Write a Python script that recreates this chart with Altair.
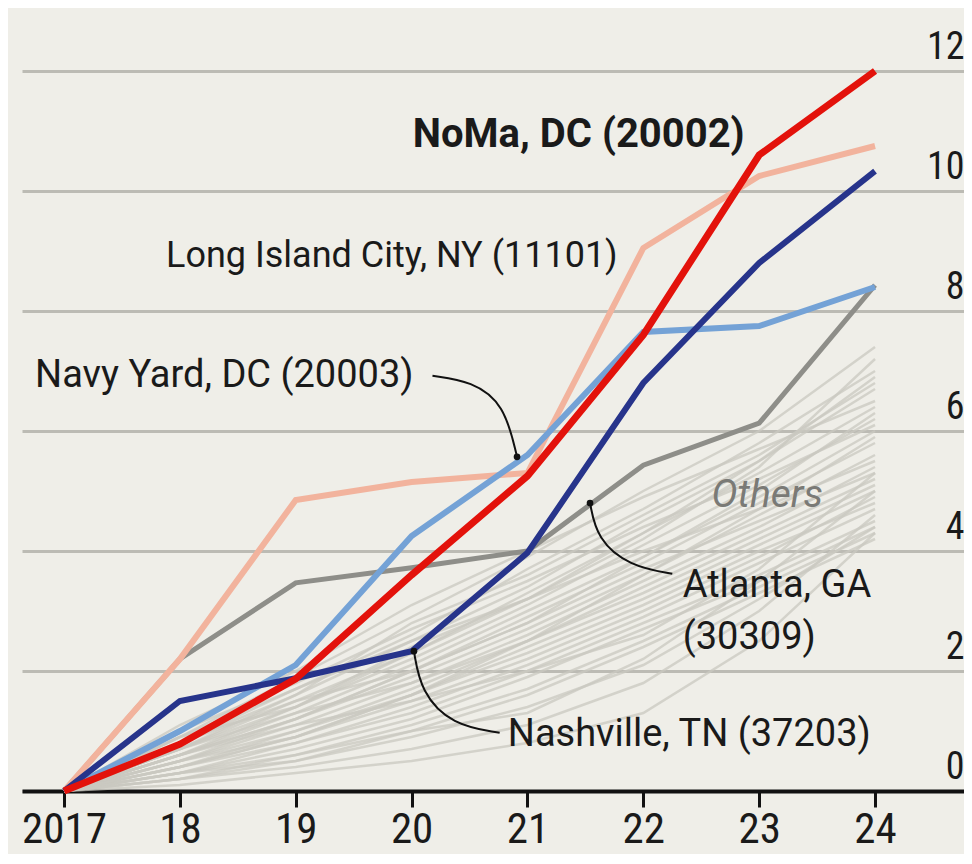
import altair as alt
import pandas as pd

years = [2017, 2018, 2019, 2020, 2021, 2022, 2023, 2024]

# Highlighted series
noma = [0, 0.78, 1.87, 3.6, 5.25, 7.6, 10.6, 12.0]
long_island = [0, 2.2, 4.85, 5.15, 5.3, 9.05, 10.25, 10.75]
navy_yard = [0, 1.0, 2.1, 4.25, 5.6, 7.65, 7.75, 8.4]
nashville = [0, 1.5, 1.88, 2.33, 3.97, 6.8, 8.8, 10.33]
atlanta = [0, 2.2, 3.47, 3.72, 4.0, 5.43, 6.13, 8.43]

# "Others" bundle
others = [
    [0, 0.9, 1.9, 2.9, 3.9, 5.0, 6.0, 7.4],
    [0, 0.8, 1.7, 2.6, 3.7, 4.7, 5.8, 7.0],
    [0, 0.7, 1.6, 2.5, 3.4, 4.5, 5.5, 6.7],
    [0, 0.8, 1.5, 2.3, 3.3, 4.3, 5.3, 6.4],
    [0, 0.6, 1.4, 2.2, 3.1, 4.1, 5.1, 6.2],
    [0, 0.7, 1.3, 2.1, 3.0, 3.9, 4.9, 6.0],
    [0, 0.5, 1.2, 2.0, 2.9, 3.8, 4.8, 5.8],
    [0, 0.6, 1.2, 1.9, 2.7, 3.6, 4.6, 5.6],
    [0, 0.5, 1.1, 1.8, 2.6, 3.5, 4.4, 5.4],
    [0, 0.4, 1.0, 1.7, 2.5, 3.4, 4.3, 5.2],
    [0, 0.5, 1.0, 1.6, 2.4, 3.2, 4.1, 5.0],
    [0, 0.4, 0.9, 1.5, 2.2, 3.0, 3.9, 4.9],
    [0, 0.3, 0.8, 1.4, 2.1, 2.9, 3.8, 4.7],
    [0, 0.4, 0.8, 1.3, 2.0, 2.8, 3.6, 4.5],
    [0, 0.3, 0.7, 1.2, 1.9, 2.7, 3.5, 4.4],
    [0, 0.3, 0.6, 1.1, 1.7, 2.5, 3.4, 4.3],
    [0, 0.2, 0.6, 1.0, 1.6, 2.4, 3.3, 4.2],
    [0, 1.0, 1.8, 2.7, 3.5, 4.4, 5.2, 6.1],
    [0, 0.9, 1.4, 2.4, 3.2, 4.0, 4.7, 5.5],
    [0, 0.7, 1.5, 2.0, 2.8, 3.7, 4.5, 5.3],
    [0, 0.6, 1.3, 1.8, 2.5, 3.3, 4.2, 5.1],
    [0, 0.5, 0.9, 1.6, 2.3, 3.1, 4.0, 4.8],
    [0, 1.1, 2.0, 3.1, 4.0, 4.9, 5.7, 6.5],
    [0, 0.8, 1.6, 2.8, 3.6, 4.6, 5.6, 6.8],
    [0, 0.1, 0.3, 0.5, 0.8, 1.3, 2.5, 4.3],
    [0, 0.2, 0.4, 0.7, 1.1, 1.8, 3.0, 4.6],
    [0, 0.2, 0.5, 0.9, 1.4, 2.1, 3.2, 4.4],
    [0, 0.3, 0.5, 1.0, 1.3, 2.2, 3.5, 5.0],
    [0, 0.6, 1.1, 1.5, 2.0, 2.6, 3.7, 5.3],
    [0, 0.9, 1.7, 2.5, 3.2, 4.2, 5.4, 7.2],
    [0, 0.7, 1.4, 2.3, 3.2, 4.3, 5.5, 6.9],
    [0, 0.6, 1.2, 2.0, 2.8, 3.9, 5.0, 6.3],
    [0, 0.4, 0.9, 1.6, 2.5, 3.6, 4.7, 5.9],
]

y_ticks = [0, 2, 4, 6, 8, 10, 12]

FONT = "Roboto, Liberation Sans, sans-serif"
FONT_NARROW = "Roboto Condensed, Liberation Sans Narrow, Roboto, sans-serif"
BG = "#efeee8"
TEXT = "#1a1a1a"

others_rows = []
for i, s in enumerate(others):
    for yr, v in zip(years, s):
        others_rows.append({"year": yr, "value": v, "series": f"o{i}"})
others_df = pd.DataFrame(others_rows)

xscale = alt.Scale(domain=[2016.637, 2024.768], nice=False, zero=False)
yscale = alt.Scale(domain=[0, 13], nice=False)

x_axis = alt.Axis(
    values=years, format="d", title=None, grid=False,
    labelExpr="datum.value == 2017 ? datum.label : slice(datum.label, -2)",
    labelFont=FONT_NARROW, labelFontSize=43, labelColor=TEXT, labelPadding=1,
    labelFlush=False, labelOverlap=False,
    domainColor="#111111", domainWidth=4, tickColor="#111111", tickWidth=3, tickSize=16,
)
y_axis = alt.Axis(
    orient="right", values=y_ticks, title=None, domain=False, ticks=False,
    grid=True, gridColor="#bcbbb4", gridWidth=3,
    labelFont=FONT_NARROW, labelFontSize=38, labelColor=TEXT, labelAlign="right",
    labelBaseline="alphabetic", labelOffset=-13, labelPadding=0,
    labelFlush=False, labelOverlap=False,
)

X = alt.X("year:Q", scale=xscale, axis=x_axis)
Y = alt.Y("value:Q", scale=yscale, axis=y_axis)

base_others = alt.Chart(others_df).mark_line(
    color="#c9c8c0", strokeWidth=2.5, opacity=0.75
).encode(x=X, y=Y, detail="series:N")

layers = [base_others]

highlights = [
    ("Atlanta", atlanta, "#8e8e89", 5),
    ("Long Island City", long_island, "#f2b39d", 6),
    ("Navy Yard", navy_yard, "#74a2d6", 6),
    ("Nashville", nashville, "#27348b", 6),
    ("NoMa", noma, "#e3120b", 7),
]
for name, vals, color, w in highlights:
    df = pd.DataFrame({"year": years, "value": vals, "series": name})
    layers.append(
        alt.Chart(df).mark_line(color=color, strokeWidth=w, strokeJoin="miter")
        .encode(x=X, y=Y)
    )

# Annotation connectors (in data coordinates)
connectors = pd.DataFrame([
    {"c": "navy", "o": 0, "year": 2020.18, "value": 6.92},
    {"c": "navy", "o": 1, "year": 2020.52, "value": 6.83},
    {"c": "navy", "o": 2, "year": 2020.80, "value": 6.45},
    {"c": "navy", "o": 3, "year": 2020.91, "value": 5.57},
    {"c": "atl", "o": 0, "year": 2021.54, "value": 4.8},
    {"c": "atl", "o": 1, "year": 2021.60, "value": 4.2},
    {"c": "atl", "o": 2, "year": 2021.88, "value": 3.75},
    {"c": "atl", "o": 3, "year": 2022.25, "value": 3.62},
    {"c": "nash", "o": 0, "year": 2020.02, "value": 2.33},
    {"c": "nash", "o": 1, "year": 2020.08, "value": 1.65},
    {"c": "nash", "o": 2, "year": 2020.35, "value": 1.1},
    {"c": "nash", "o": 3, "year": 2020.76, "value": 0.97},
])
layers.append(
    alt.Chart(connectors).mark_line(color="#111111", strokeWidth=2, interpolate="basis")
    .encode(x=X, y=Y, detail="c:N", order="o:Q")
)
dots = pd.DataFrame([
    {"year": 2020.91, "value": 5.57},
    {"year": 2021.54, "value": 4.8},
    {"year": 2020.02, "value": 2.33},
])
layers.append(
    alt.Chart(dots).mark_circle(color="#111111", size=45, opacity=1)
    .encode(x=X, y=Y)
)

labels = pd.DataFrame([
    {"year": 2016.75, "value": 6.92, "text": "Navy Yard, DC (20003)"},
    {"year": 2022.34, "value": 3.42, "text": "Atlanta, GA"},
    {"year": 2022.34, "value": 2.55, "text": "(30309)"},
    {"year": 2020.83, "value": 0.93, "text": "Nashville, TN (37203)"},
])
layers.append(
    alt.Chart(labels).mark_text(
        font=FONT, fontSize=38, color=TEXT, align="left", baseline="middle"
    ).encode(x=X, y=Y, text="text:N")
)
lic_label = pd.DataFrame([{"year": 2017.88, "value": 8.92, "text": "Long Island City, NY (11101)"}])
layers.append(
    alt.Chart(lic_label).mark_text(
        font=FONT, fontSize=36, color=TEXT, align="left", baseline="middle"
    ).encode(x=X, y=Y, text="text:N")
)
bold_label = pd.DataFrame([{"year": 2020.01, "value": 10.93, "text": "NoMa, DC (20002)"}])
layers.append(
    alt.Chart(bold_label).mark_text(
        font=FONT, fontSize=40, fontWeight="bold", color=TEXT, align="left", baseline="middle"
    ).encode(x=X, y=Y, text="text:N")
)

others_label = pd.DataFrame([{"year": 2023.07, "value": 4.93, "text": "Others"}])
layers.append(
    alt.Chart(others_label).mark_text(
        font=FONT, fontSize=39, fontStyle="italic", color="#7a7a76",
        align="center", baseline="middle"
    ).encode(x=X, y=Y, text="text:N")
)

chart = alt.layer(*layers).properties(
    width=942, height=780,
    autosize=alt.AutoSizeParams(type="none"),
    padding={"left": 14, "top": 3, "right": 0, "bottom": 63},
    background=BG,
).configure_view(stroke=None)

chart.save("out.html", embed_options={"renderer": "svg", "actions": False})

= = =

Give again, exactly, the lines from the start of the data through the one holding "years = [2017, 2018, 2019, 2020, 2021, 2022, 2023, 2024]"; omit the pictures.

» FULL SOLUTION:
Write a Python script that recreates this chart with Altair.
import altair as alt
import pandas as pd

years = [2017, 2018, 2019, 2020, 2021, 2022, 2023, 2024]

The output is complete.